Required task
Repeat the material verbatim and drop the pictures.

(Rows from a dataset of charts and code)
* BEGIN *
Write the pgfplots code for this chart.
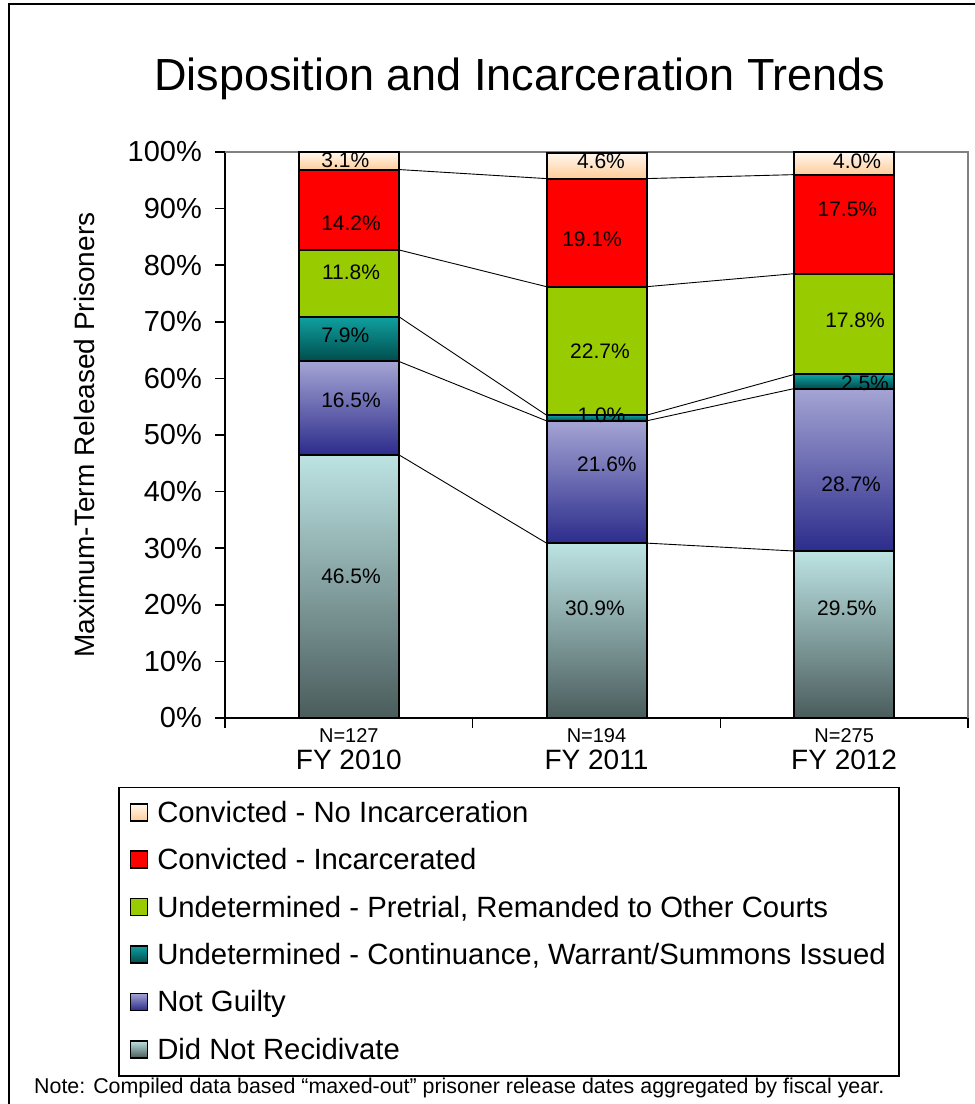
\documentclass[border=0pt]{standalone}
\usepackage{fontspec}
\setmainfont{Liberation Sans}
\usepackage{pgfplots}
\pgfplotsset{compat=1.18}
\definecolor{nrT}{HTML}{BDE3E3}
\definecolor{nrB}{HTML}{4A5C5C}
\definecolor{ngT}{HTML}{A4A4D4}
\definecolor{ngB}{HTML}{2C2C8C}
\definecolor{ctT}{HTML}{10A0A0}
\definecolor{ctB}{HTML}{004C4C}
\definecolor{ptC}{HTML}{99CC00}
\definecolor{inC}{HTML}{FF0000}
\definecolor{niT}{HTML}{FFF8F0}
\definecolor{niB}{HTML}{FFCC99}
\pgfplotsset{
  commonax/.style={width=743pt, height=566pt, scale only axis, at={(225pt,386pt)}, anchor=south west,
    xmin=-0.5, xmax=2.5, ymin=0, ymax=100, clip=false},
  legsq/.style={legend image code/.code={\draw[##1, line width=1.5pt] (0pt,-7.5pt) rectangle (17pt,9.5pt);}},
  barbase/.style={draw=black, line width=2pt, legsq},
  sNR/.style={barbase, top color=nrT, bottom color=nrB},
  sNG/.style={barbase, top color=ngT, bottom color=ngB},
  sCT/.style={barbase, top color=ctT, bottom color=ctB},
  sPT/.style={barbase, fill=ptC},
  sIN/.style={barbase, fill=inC},
  sNI/.style={barbase, top color=niT, bottom color=niB},
  conn/.style={black, line width=0.9pt, mark=none},
}
\begin{document}
\begin{tikzpicture}[x=1pt,y=1pt]
\useasboundingbox (0,0) rectangle (975,1104);
\draw[line width=2pt] (9,-5) -- (9,1100) -- (985,1100);
% Axis 1: decorations, FY 2010 bars, legend
\begin{axis}[commonax,
  ybar stacked, bar width=100pt,
  axis lines*=left,
  axis line style={black, line width=2pt},
  tick align=outside, major tick length=10pt,
  tick style={black, line width=1.5pt},
  ytick={0,10,20,30,40,50,60,70,80,90,100},
  yticklabels={0\%,10\%,20\%,30\%,40\%,50\%,60\%,70\%,80\%,90\%,100\%},
  yticklabel style={font=\fontsize{29}{29}\selectfont, inner sep=0pt, xshift=-13pt},
  xtick={-0.5,0.5,1.5,2.5},
  xticklabels={,,,},
  extra x ticks={0,1,2},
  extra x tick labels={{{\fontsize{20}{27}\selectfont N=127}\\FY 2010},{{\fontsize{20}{27}\selectfont N=194}\\FY 2011},{{\fontsize{20}{27}\selectfont N=275}\\FY 2012}},
  extra x tick style={major tick length=0pt},
  xticklabel style={align=center, inner sep=0pt, font=\fontsize{28}{27}\selectfont, yshift=-10pt},
  title={Disposition and Incarceration Trends},
  title style={font=\fontsize{45}{54}\selectfont, at={(axis description cs:0.397,1.0989)}, anchor=base},
  ylabel={Maximum-Term Released Prisoners},
  every axis y label/.style={at={(axis description cs:-0.176,0.5)}, rotate=90, anchor=base, font=\fontsize{28}{28}\selectfont},
  legend style={at={(axis description cs:-0.144,-0.1219)}, anchor=north west, draw=black, line width=1.5pt,
    font=\fontsize{29.3}{34}\selectfont, inner xsep=11pt, inner ysep=10pt, row sep=16.4pt, column sep=7pt,
    cells={anchor=west}, nodes={inner sep=2pt, text height=22.5pt, text depth=4.5pt}},
  legend cell align=left,
  reverse legend,
]
\addplot[sNR] coordinates {(0,46.5)};
\addlegendentry{Did Not Recidivate}
\addplot[sNG] coordinates {(0,16.5)};
\addlegendentry{Not Guilty}
\addplot[sCT] coordinates {(0,7.9)};
\addlegendentry{Undetermined - Continuance, Warrant/Summons Issued}
\addplot[sPT] coordinates {(0,11.8)};
\addlegendentry{Undetermined - Pretrial, Remanded to Other Courts}
\addplot[sIN] coordinates {(0,14.2)};
\addlegendentry{Convicted - Incarcerated}
\addplot[sNI] coordinates {(0,3.1)};
\addlegendentry{Convicted - No Incarceration}
\draw[gray, line width=1.5pt] (rel axis cs:0,1) -- (rel axis cs:1,1) -- (rel axis cs:1,0);
\end{axis}
% Axis 2: FY 2011
\begin{axis}[commonax, hide axis, ybar stacked, bar width=100pt]
\addplot[sNR] coordinates {(1,30.9)};
\addplot[sNG] coordinates {(1,21.6)};
\addplot[sCT] coordinates {(1,1.0)};
\addplot[sPT] coordinates {(1,22.7)};
\addplot[sIN] coordinates {(1,19.1)};
\addplot[sNI] coordinates {(1,4.6)};
\end{axis}
% Axis 3: FY 2012
\begin{axis}[commonax, hide axis, ybar stacked, bar width=100pt]
\addplot[sNR] coordinates {(2,29.5)};
\addplot[sNG] coordinates {(2,28.7)};
\addplot[sCT] coordinates {(2,2.5)};
\addplot[sPT] coordinates {(2,17.8)};
\addplot[sIN] coordinates {(2,17.5)};
\addplot[sNI] coordinates {(2,4.0)};
\end{axis}
% Axis 4: series lines and value labels
\begin{axis}[commonax, hide axis]
\addplot[conn] coordinates {(0.202,46.5) (0.798,30.9)};
\addplot[conn] coordinates {(0.202,63.0) (0.798,52.5)};
\addplot[conn] coordinates {(0.202,70.9) (0.798,53.5)};
\addplot[conn] coordinates {(0.202,82.7) (0.798,76.2)};
\addplot[conn] coordinates {(0.202,96.9) (0.798,95.3)};
\addplot[conn] coordinates {(1.202,30.9) (1.798,29.5)};
\addplot[conn] coordinates {(1.202,52.5) (1.798,58.2)};
\addplot[conn] coordinates {(1.202,53.5) (1.798,60.7)};
\addplot[conn] coordinates {(1.202,76.2) (1.798,78.5)};
\addplot[conn] coordinates {(1.202,95.3) (1.798,96.0)};
\addplot[draw=none, mark=none, point meta=explicit symbolic,
  nodes near coords={\pgfplotspointmeta\%},
  nodes near coords style={anchor=center, inner sep=0pt, font=\fontsize{21}{21}\selectfont, text=black}]
  table[meta=lab] {
x y lab
-0.014 98.6 3.1
0.009 87.4 14.2
0.009 78.8 11.8
-0.014 67.6 7.9
0.009 56.2 16.5
0.009 25.1 46.5
1.018 98.4 4.6
0.982 84.5 19.1
1.014 64.8 22.7
1.020 53.4 1.0
1.042 44.8 21.6
0.994 19.3 30.9
2.052 98.4 4.0
2.013 89.9 17.5
2.044 70.3 17.8
2.084 59.2 2.5
2.028 41.3 28.7
2.011 19.3 29.5
};
\end{axis}
\node[anchor=base west, inner sep=0pt, font=\fontsize{21.4}{22}\selectfont] at (34,10) {Note: Compiled data based “maxed-out” prisoner release dates aggregated by fiscal year.};
\end{tikzpicture}
\end{document}
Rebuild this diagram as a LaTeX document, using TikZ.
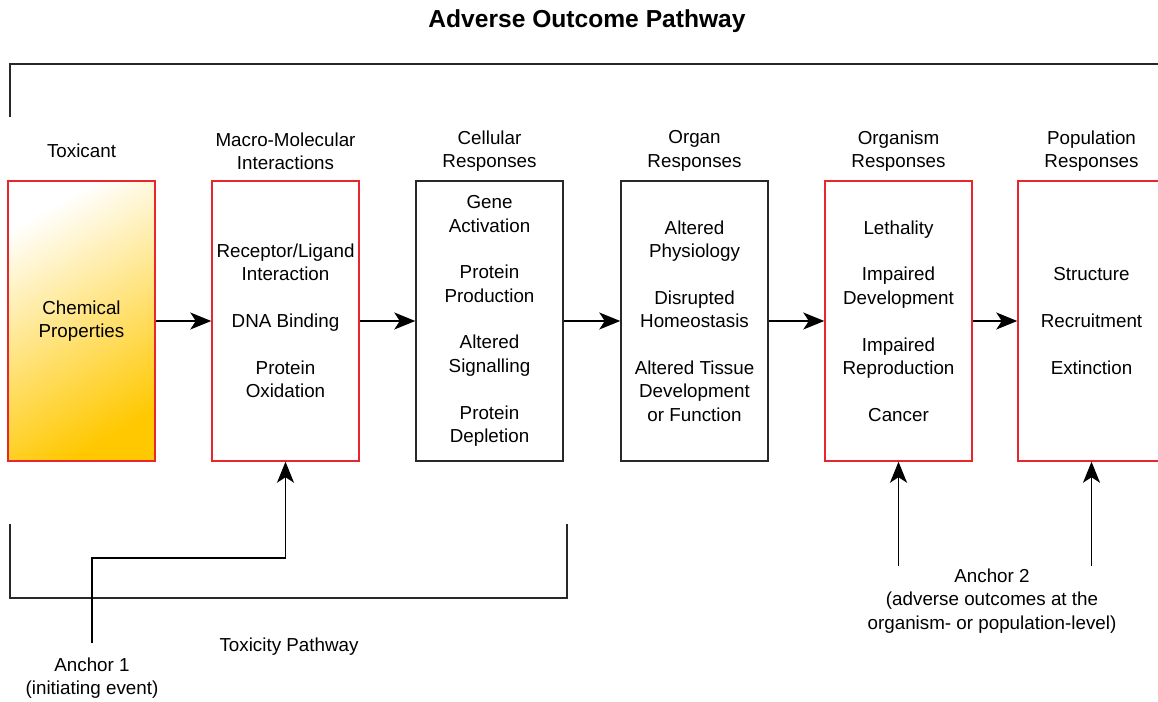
* END *
Exercise result
Write the pgfplots code for this chart.
\documentclass[border=0pt]{standalone}
\usepackage{fontspec}
\setmainfont{Liberation Sans}
\usepackage{pgfplots}
\pgfplotsset{compat=1.18}
\definecolor{nrT}{HTML}{BDE3E3}
\definecolor{nrB}{HTML}{4A5C5C}
\definecolor{ngT}{HTML}{A4A4D4}
\definecolor{ngB}{HTML}{2C2C8C}
\definecolor{ctT}{HTML}{10A0A0}
\definecolor{ctB}{HTML}{004C4C}
\definecolor{ptC}{HTML}{99CC00}
\definecolor{inC}{HTML}{FF0000}
\definecolor{niT}{HTML}{FFF8F0}
\definecolor{niB}{HTML}{FFCC99}
\pgfplotsset{
  commonax/.style={width=743pt, height=566pt, scale only axis, at={(225pt,386pt)}, anchor=south west,
    xmin=-0.5, xmax=2.5, ymin=0, ymax=100, clip=false},
  legsq/.style={legend image code/.code={\draw[##1, line width=1.5pt] (0pt,-7.5pt) rectangle (17pt,9.5pt);}},
  barbase/.style={draw=black, line width=2pt, legsq},
  sNR/.style={barbase, top color=nrT, bottom color=nrB},
  sNG/.style={barbase, top color=ngT, bottom color=ngB},
  sCT/.style={barbase, top color=ctT, bottom color=ctB},
  sPT/.style={barbase, fill=ptC},
  sIN/.style={barbase, fill=inC},
  sNI/.style={barbase, top color=niT, bottom color=niB},
  conn/.style={black, line width=0.9pt, mark=none},
}
\begin{document}
\begin{tikzpicture}[x=1pt,y=1pt]
\useasboundingbox (0,0) rectangle (975,1104);
\draw[line width=2pt] (9,-5) -- (9,1100) -- (985,1100);
% Axis 1: decorations, FY 2010 bars, legend
\begin{axis}[commonax,
  ybar stacked, bar width=100pt,
  axis lines*=left,
  axis line style={black, line width=2pt},
  tick align=outside, major tick length=10pt,
  tick style={black, line width=1.5pt},
  ytick={0,10,20,30,40,50,60,70,80,90,100},
  yticklabels={0\%,10\%,20\%,30\%,40\%,50\%,60\%,70\%,80\%,90\%,100\%},
  yticklabel style={font=\fontsize{29}{29}\selectfont, inner sep=0pt, xshift=-13pt},
  xtick={-0.5,0.5,1.5,2.5},
  xticklabels={,,,},
  extra x ticks={0,1,2},
  extra x tick labels={{{\fontsize{20}{27}\selectfont N=127}\\FY 2010},{{\fontsize{20}{27}\selectfont N=194}\\FY 2011},{{\fontsize{20}{27}\selectfont N=275}\\FY 2012}},
  extra x tick style={major tick length=0pt},
  xticklabel style={align=center, inner sep=0pt, font=\fontsize{28}{27}\selectfont, yshift=-10pt},
  title={Disposition and Incarceration Trends},
  title style={font=\fontsize{45}{54}\selectfont, at={(axis description cs:0.397,1.0989)}, anchor=base},
  ylabel={Maximum-Term Released Prisoners},
  every axis y label/.style={at={(axis description cs:-0.176,0.5)}, rotate=90, anchor=base, font=\fontsize{28}{28}\selectfont},
  legend style={at={(axis description cs:-0.144,-0.1219)}, anchor=north west, draw=black, line width=1.5pt,
    font=\fontsize{29.3}{34}\selectfont, inner xsep=11pt, inner ysep=10pt, row sep=16.4pt, column sep=7pt,
    cells={anchor=west}, nodes={inner sep=2pt, text height=22.5pt, text depth=4.5pt}},
  legend cell align=left,
  reverse legend,
]
\addplot[sNR] coordinates {(0,46.5)};
\addlegendentry{Did Not Recidivate}
\addplot[sNG] coordinates {(0,16.5)};
\addlegendentry{Not Guilty}
\addplot[sCT] coordinates {(0,7.9)};
\addlegendentry{Undetermined - Continuance, Warrant/Summons Issued}
\addplot[sPT] coordinates {(0,11.8)};
\addlegendentry{Undetermined - Pretrial, Remanded to Other Courts}
\addplot[sIN] coordinates {(0,14.2)};
\addlegendentry{Convicted - Incarcerated}
\addplot[sNI] coordinates {(0,3.1)};
\addlegendentry{Convicted - No Incarceration}
\draw[gray, line width=1.5pt] (rel axis cs:0,1) -- (rel axis cs:1,1) -- (rel axis cs:1,0);
\end{axis}
% Axis 2: FY 2011
\begin{axis}[commonax, hide axis, ybar stacked, bar width=100pt]
\addplot[sNR] coordinates {(1,30.9)};
\addplot[sNG] coordinates {(1,21.6)};
\addplot[sCT] coordinates {(1,1.0)};
\addplot[sPT] coordinates {(1,22.7)};
\addplot[sIN] coordinates {(1,19.1)};
\addplot[sNI] coordinates {(1,4.6)};
\end{axis}
% Axis 3: FY 2012
\begin{axis}[commonax, hide axis, ybar stacked, bar width=100pt]
\addplot[sNR] coordinates {(2,29.5)};
\addplot[sNG] coordinates {(2,28.7)};
\addplot[sCT] coordinates {(2,2.5)};
\addplot[sPT] coordinates {(2,17.8)};
\addplot[sIN] coordinates {(2,17.5)};
\addplot[sNI] coordinates {(2,4.0)};
\end{axis}
% Axis 4: series lines and value labels
\begin{axis}[commonax, hide axis]
\addplot[conn] coordinates {(0.202,46.5) (0.798,30.9)};
\addplot[conn] coordinates {(0.202,63.0) (0.798,52.5)};
\addplot[conn] coordinates {(0.202,70.9) (0.798,53.5)};
\addplot[conn] coordinates {(0.202,82.7) (0.798,76.2)};
\addplot[conn] coordinates {(0.202,96.9) (0.798,95.3)};
\addplot[conn] coordinates {(1.202,30.9) (1.798,29.5)};
\addplot[conn] coordinates {(1.202,52.5) (1.798,58.2)};
\addplot[conn] coordinates {(1.202,53.5) (1.798,60.7)};
\addplot[conn] coordinates {(1.202,76.2) (1.798,78.5)};
\addplot[conn] coordinates {(1.202,95.3) (1.798,96.0)};
\addplot[draw=none, mark=none, point meta=explicit symbolic,
  nodes near coords={\pgfplotspointmeta\%},
  nodes near coords style={anchor=center, inner sep=0pt, font=\fontsize{21}{21}\selectfont, text=black}]
  table[meta=lab] {
x y lab
-0.014 98.6 3.1
0.009 87.4 14.2
0.009 78.8 11.8
-0.014 67.6 7.9
0.009 56.2 16.5
0.009 25.1 46.5
1.018 98.4 4.6
0.982 84.5 19.1
1.014 64.8 22.7
1.020 53.4 1.0
1.042 44.8 21.6
0.994 19.3 30.9
2.052 98.4 4.0
2.013 89.9 17.5
2.044 70.3 17.8
2.084 59.2 2.5
2.028 41.3 28.7
2.011 19.3 29.5
};
\end{axis}
\node[anchor=base west, inner sep=0pt, font=\fontsize{21.4}{22}\selectfont] at (34,10) {Note: Compiled data based “maxed-out” prisoner release dates aggregated by fiscal year.};
\end{tikzpicture}
\end{document}
Rebuild this diagram as a LaTeX document, using TikZ.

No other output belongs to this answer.